Я зажмуриваюсь и чувствую, как он касается меня, когда протягивает руку, чтобы погладить ее спящее младенческое лицо, ее волосы, потом мое плечо. Я что-то лепечу. Я чувствую на себе его льдисто-голубые глаза. Они оценивают, определяют, эти водянистые кошачьи глаза. Они могут видеть меня даже в самой темной комнате дома.
Он вынимает фонарик из моей ладони. Я секунду цепляюсь за него, потом сдаюсь, вдавливаю голову в подушку, все еще чувствуя на себе эти глаза чистой воды. Я надуваю губы, как Холли, когда она хочет, чтобы он ее поцеловал, но у меня этот трюк никогда не работает. Вместо этого я чувствую, как ее руки толкают меня в затылок. Она еще раз вздыхает мне в шею, и ее теплое, сладкое дыхание обволакивает меня, образует кольцо, которое охраняет меня от всего, какие бы счеты он ни пришел свести. Он отступает, но только когда мои глаза раскрываются и встречаются с его глазами.
Он дважды моргает, вдруг он не уверен в своей оценке. Ему что-то интересно. Что?
Я вижу каждую ресницу, как будто под микроскопом, толстую и кишащую жизнью. Как и мои, его глаза кажутся голубыми, но прозрачными. Он снова мигает в удивлении, видя их, два голубах кружка, уставившиеся на него, вдруг, в кои-то веки, без злорадства, без кокетства. Может, перемирие?

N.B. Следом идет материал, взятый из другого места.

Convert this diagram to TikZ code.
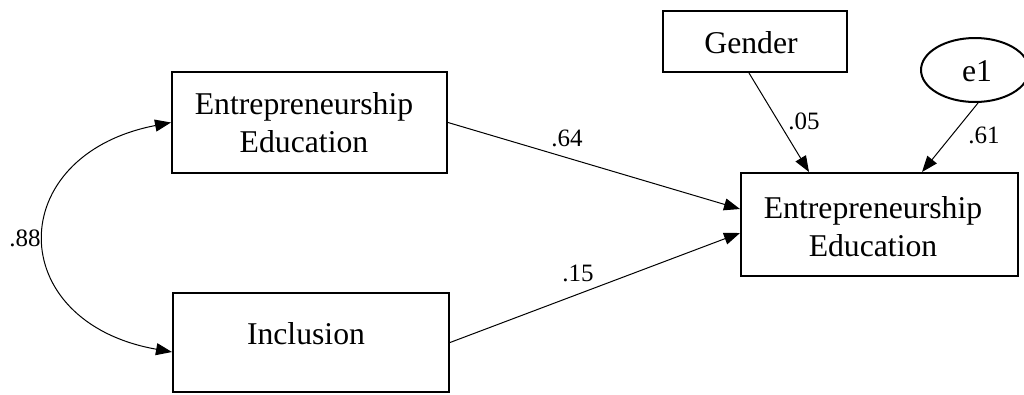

Он еще минуту стоит, в его глазах горит множество вопросов.
«Откуда ты явилась? – телеграфируют его глаза сквозь темноту, – И когда, когда ты уйдешь?»
Учась на медицинском факультете, в какой-то момент естественно задуматься, действительно ли медицина – та профессия, которую вы надеялись приобрести.
Может показаться, что я равнодушна к родным. Холли доказывает свою правоту тем, что накидывается на меня, пышет гневом, скандалит, она хочет показать, что я буквально уничтожила нашу семью своим срывом. Нет, я не равнодушна. Я знаю, что обидела маму, я вижу, как она вытирает глаза, когда я оставляю на столе недоеденную яичницу, когда достает мою одежду из корзины для грязного белья и видит, что я ношу все те же дырявые футболки, которые носила в пятнадцать лет. Ей хочется, чтобы я была больше, крепче, чтобы я не так легко простужалась и кашляла. Ей хочется, чтобы я была как остальные девочки, постоянно покупала бы себе новые шмотки и набрала бы еще несколько килограммов для защитного слоя между собой и внешним миром, если он мне понадобится. Мне жалко маму, но у меня никогда не повернется язык сказать ей или Холли, что все это начал он.